I am new to the use of Inventor after having used several drawing and simulation packages. The company I have started to work for is using FEMAP for drawings and simulation of parts of ships. Inventor 2010 is also available. I am trying to work out if it is faster to draw in Inventor and simulate in either Inventor or FEMAP.
I am not looking for the midplane option, as this would imply having to first draw solids - in the simulation only (2D) shells are simulated. I do think the use of sheet metal in Invenotr is intended for other types of structures as well - please correct me if I'm wrong. In this case it involves plates of the deck, hull and perpendicular stiffeners - all modelled as 2D plates/shells. These plates are typically placed parallel or perpendicular.
The Inventor examples I have found so far involve solids. Can anyone point me in the right direction for drawing in shells directly?
I tried to draw a rectangle and extrude this with zero thickness. Extruding as a solid does not enable specifying a zero thickness (only values other than 0 are allowed). Extruding the rectangle as a surface extrudes each of the lines of the rectangle in the direction perpendicular to the drawing plane. This creates a hollow tube, with shells as walls. Extruding a line would give a plane, but I cannot select a line.

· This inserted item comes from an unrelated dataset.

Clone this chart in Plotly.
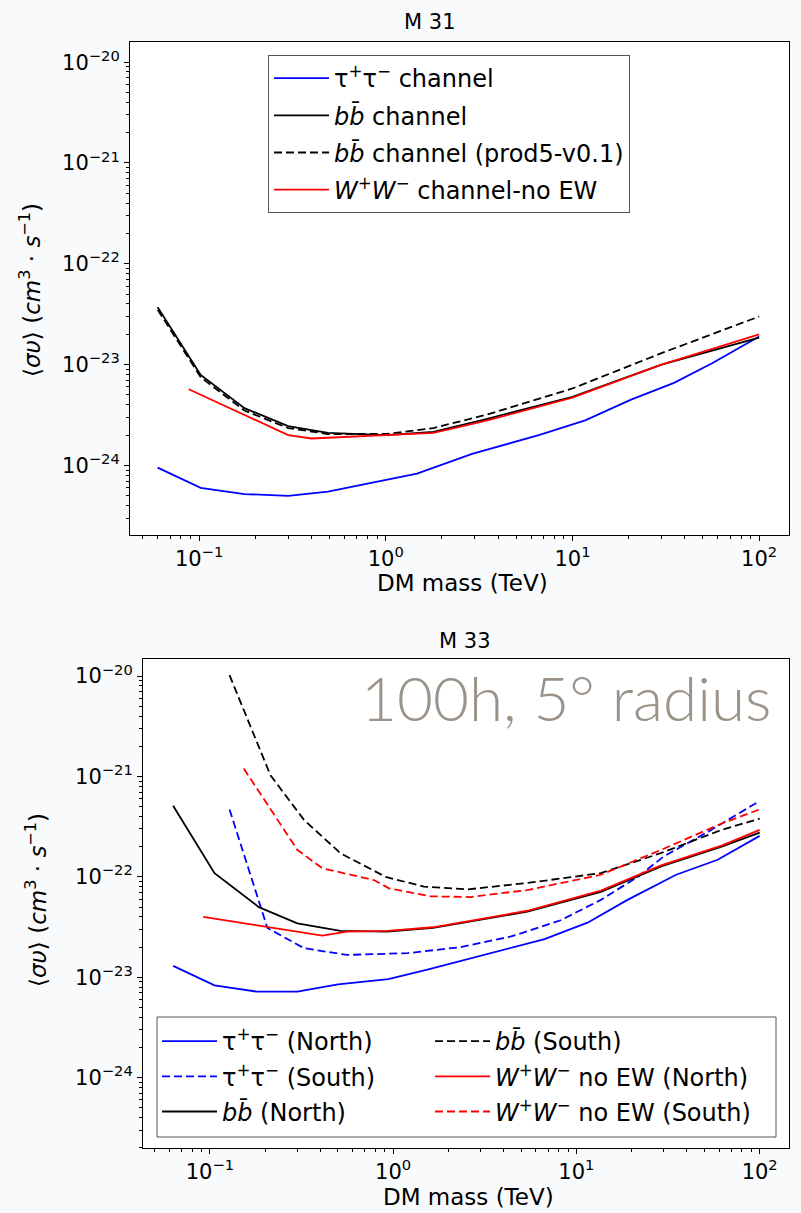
import plotly.graph_objects as go

# ---------------- data: M 31 ----------------
m31_tau_x = [0.060, 0.102, 0.175, 0.30, 0.49, 0.9, 1.47, 2.9, 6.6, 11.7, 20.6, 35, 56, 100]
m31_tau_y = [9.5e-25, 6.0e-25, 5.2e-25, 5.0e-25, 5.5e-25, 6.9e-25, 8.3e-25, 1.3e-24, 2.0e-24, 2.8e-24, 4.5e-24, 6.6e-24, 1.03e-23, 1.9e-23]

m31_bb_x = [0.060, 0.102, 0.175, 0.30, 0.49, 1.0, 1.8, 3.5, 10, 30, 100]
m31_bb_y = [3.7e-23, 7.9e-24, 3.7e-24, 2.45e-24, 2.1e-24, 2.0e-24, 2.15e-24, 2.9e-24, 4.8e-24, 1.0e-23, 1.85e-23]

m31_bb5_x = [0.060, 0.102, 0.175, 0.30, 0.49, 1.0, 1.8, 3.5, 10, 30, 100]
m31_bb5_y = [3.5e-23, 7.5e-24, 3.5e-24, 2.35e-24, 2.05e-24, 2.05e-24, 2.35e-24, 3.2e-24, 5.8e-24, 1.3e-23, 3.0e-23]

m31_ww_x = [0.088, 0.30, 0.40, 1.0, 1.8, 3.5, 10, 30, 100]
m31_ww_y = [5.7e-24, 2.0e-24, 1.85e-24, 2.0e-24, 2.1e-24, 2.8e-24, 4.7e-24, 1.0e-23, 2.0e-23]

# ---------------- data: M 33 ----------------
m33_tau_n_x = [0.063, 0.106, 0.18, 0.30, 0.5, 0.94, 1.5, 3.2, 6.7, 11.5, 19, 35, 59, 100]
m33_tau_n_y = [1.3e-23, 8.3e-24, 7.2e-24, 7.2e-24, 8.5e-24, 9.6e-24, 1.18e-23, 1.7e-23, 2.4e-23, 3.5e-23, 5.9e-23, 1.05e-22, 1.48e-22, 2.56e-22]

m33_tau_s_x = [0.128, 0.206, 0.326, 0.56, 1.2, 2.34, 4.4, 8.2, 13.6, 21.6, 30, 52, 100]
m33_tau_s_y = [4.7e-22, 3.1e-23, 1.95e-23, 1.67e-23, 1.74e-23, 2.0e-23, 2.55e-23, 3.7e-23, 5.9e-23, 1.0e-22, 1.6e-22, 2.8e-22, 5.7e-22]

m33_bb_n_x = [0.063, 0.106, 0.185, 0.30, 0.516, 0.93, 1.65, 2.65, 5.4, 13.6, 29, 62, 100]
m33_bb_n_y = [5.1e-22, 1.09e-22, 5.0e-23, 3.45e-23, 2.9e-23, 2.85e-23, 3.1e-23, 3.6e-23, 4.5e-23, 7.1e-23, 1.27e-22, 2.0e-22, 2.76e-22]

m33_bb_s_x = [0.128, 0.214, 0.326, 0.516, 0.91, 1.47, 2.54, 5.4, 13.6, 29, 62, 100]
m33_bb_s_y = [1.02e-20, 1.03e-21, 3.7e-22, 1.72e-22, 1.0e-22, 8.0e-23, 7.5e-23, 8.7e-23, 1.09e-22, 1.73e-22, 2.94e-22, 3.8e-22]

m33_ww_n_x = [0.092, 0.41, 0.56, 0.93, 1.65, 2.65, 5.4, 13.6, 29, 62, 100]
m33_ww_n_y = [4.0e-23, 2.6e-23, 2.85e-23, 2.9e-23, 3.15e-23, 3.65e-23, 4.6e-23, 7.3e-23, 1.3e-22, 2.05e-22, 2.94e-22]

m33_ww_s_x = [0.153, 0.30, 0.41, 0.785, 0.95, 1.6, 2.65, 5.4, 13.6, 29, 62, 100]
m33_ww_s_y = [1.2e-21, 1.86e-22, 1.22e-22, 9.3e-23, 7.7e-23, 6.4e-23, 6.3e-23, 7.4e-23, 1.05e-22, 1.86e-22, 3.4e-22, 4.7e-22]

# ---------------- tick labels ----------------
x_tickvals = [0.1, 1, 10, 100]
x_ticktext = ["10<sup>−1</sup>", "10<sup>0</sup>", "10<sup>1</sup>", "10<sup>2</sup>"]
y_tickvals = [1e-24, 1e-23, 1e-22, 1e-21, 1e-20]
y_ticktext = ["10<sup>−24</sup>", "10<sup>−23</sup>", "10<sup>−22</sup>", "10<sup>−21</sup>", "10<sup>−20</sup>"]
x_minor = [m * 10.0 ** e for e in range(-2, 3) for m in range(2, 10)]
y_minor = [m * 10.0 ** e for e in range(-25, -19) for m in range(2, 10)]

BB = "<i>b</i><i>b̄</i>"
TT = "τ<sup>+</sup>τ<sup>−</sup>"
WW = "<i>W</i><sup>+</sup><i>W</i><sup>−</sup>"

W, H = 801, 1213
FONT = "DejaVu Sans"
FS_TICK = 21
FS_LAB = 23
FS_LEG = 24
DASH = "8px,4px"
LW = 1.8

fig = go.Figure()

top = [
    (m31_tau_x, m31_tau_y, "blue", "solid", TT + " channel"),
    (m31_bb_x, m31_bb_y, "black", "solid", BB + " channel"),
    (m31_bb5_x, m31_bb5_y, "black", DASH, BB + " channel (prod5-v0.1)"),
    (m31_ww_x, m31_ww_y, "red", "solid", WW + " channel-no EW"),
]
for i, (x, y, c, d, name) in enumerate(top):
    fig.add_trace(go.Scatter(x=x, y=y, mode="lines", name=name,
                             line=dict(color=c, dash=d, width=LW),
                             xaxis="x", yaxis="y", legend="legend",
                             legendgroup="t%d" % i))

bot = [
    (m33_tau_n_x, m33_tau_n_y, "blue", "solid", TT + " (North)", "legend2"),
    (m33_tau_s_x, m33_tau_s_y, "blue", DASH, TT + " (South)", "legend2"),
    (m33_bb_n_x, m33_bb_n_y, "black", "solid", BB + " (North)", "legend2"),
    (m33_bb_s_x, m33_bb_s_y, "black", DASH, BB + " (South)", "legend3"),
    (m33_ww_n_x, m33_ww_n_y, "red", "solid", WW + " no EW (North)", "legend3"),
    (m33_ww_s_x, m33_ww_s_y, "red", DASH, WW + " no EW (South)", "legend3"),
]
for i, (x, y, c, d, name, lg) in enumerate(bot):
    fig.add_trace(go.Scatter(x=x, y=y, mode="lines", name=name,
                             line=dict(color=c, dash=d, width=LW),
                             xaxis="x2", yaxis="y2", legend=lg,
                             legendgroup="b%d" % i))


def px_x(p):
    return p / W


def px_y(p):
    return 1 - p / H


axis_common = dict(
    type="log", showgrid=False, zeroline=False,
    showline=True, linecolor="black", linewidth=1, mirror=True,
    ticks="outside", ticklen=5, tickwidth=1, tickcolor="black",
    tickfont=dict(family=FONT, size=FS_TICK, color="black"),
)
xax = dict(axis_common, tickmode="array", tickvals=x_tickvals, ticktext=x_ticktext,
           minor=dict(tickmode="array", tickvals=x_minor, ticks="outside", ticklen=3,
                      tickwidth=1, tickcolor="black", showgrid=False))
yax = dict(axis_common, tickmode="array", tickvals=y_tickvals, ticktext=y_ticktext,
           minor=dict(tickmode="array", tickvals=y_minor, ticks="outside", ticklen=3,
                      tickwidth=1, tickcolor="black", showgrid=False))

leg_common = dict(xanchor="left", yanchor="top", font=dict(family=FONT, size=FS_LEG),
                  itemwidth=55)

fig.update_layout(
    width=W, height=H,
    margin=dict(l=0, r=0, t=0, b=0),
    paper_bgcolor="#f9fafb",
    plot_bgcolor="white",
    font=dict(family=FONT, size=FS_TICK, color="black"),
    xaxis=dict(xax, domain=[px_x(130), px_x(789)], range=[-1.37, 2.16], anchor="y"),
    yaxis=dict(yax, domain=[px_y(535), px_y(42)], range=[-24.69, -19.8], anchor="x"),
    xaxis2=dict(xax, domain=[px_x(143), px_x(789)], range=[-1.365, 2.16], anchor="y2"),
    yaxis2=dict(yax, domain=[px_y(1148), px_y(659)], range=[-24.70, -19.83], anchor="x2"),
    legend=dict(leg_common, x=px_x(268), y=px_y(55),
                bgcolor="white", bordercolor="#555", borderwidth=1, tracegroupgap=3),
    legend2=dict(leg_common, x=px_x(157), y=px_y(1019),
                 bgcolor="rgba(0,0,0,0)", borderwidth=0, tracegroupgap=1),
    legend3=dict(leg_common, x=px_x(430), y=px_y(1019),
                 bgcolor="rgba(0,0,0,0)", borderwidth=0, tracegroupgap=1),
    showlegend=True,
    shapes=[dict(type="rect", xref="paper", yref="paper",
                 x0=px_x(157), x1=px_x(776), y0=px_y(1137), y1=px_y(1017),
                 fillcolor="white", line=dict(color="#555", width=1), layer="above")],
)

YLAB = "⟨<i>συ</i>⟩ (<i>cm</i><sup>3</sup> · <i>s</i><sup>−1</sup>)"
ann = [
    dict(text="M 31", x=px_x(430), y=px_y(22), font=dict(size=21)),
    dict(text="M 33", x=px_x(465), y=px_y(641), font=dict(size=21)),
    dict(text="DM mass (TeV)", x=px_x(462), y=px_y(583), font=dict(size=FS_LAB)),
    dict(text="DM mass (TeV)", x=px_x(468), y=px_y(1197), font=dict(size=FS_LAB)),
    dict(text=YLAB, x=px_x(30), y=px_y(290), textangle=-90, font=dict(size=FS_LAB)),
    dict(text=YLAB, x=px_x(36), y=px_y(900), textangle=-90, font=dict(size=FS_LAB)),
    dict(text="100h, 5° radius", x=px_x(566), y=px_y(697),
         font=dict(family="Lato", size=62, color="#9b938a", weight=300)),
]
for a in ann:
    a.update(xref="paper", yref="paper", showarrow=False, xanchor="center", yanchor="middle")
    a["font"].setdefault("family", FONT)
    a["font"].setdefault("color", "black")
fig.update_layout(annotations=ann)

fig.write_html("out.html", config={"displayModeBar": False},
               post_script="document.body.style.margin='0';")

IV will make surfaces as 0-thickness bodies. You should be able to select a single line or a set of lines to make your surface. Make sure that you select the surface option in the extrude command before you select your sketch geometry if you don't have a closed loop sketch.
As I remember, the FEA solver in IV2010 only works with 3d solids. It can't mesh surfaces. I believe that IV 2013 introduced a midplane option for thin walled components. The FEA included with IV is limited to linear homogeneous materials: No wood, composites, or plastic deformation.
You will need the Autodesk Simulation line of products if you want to mesh surfaces for FEA.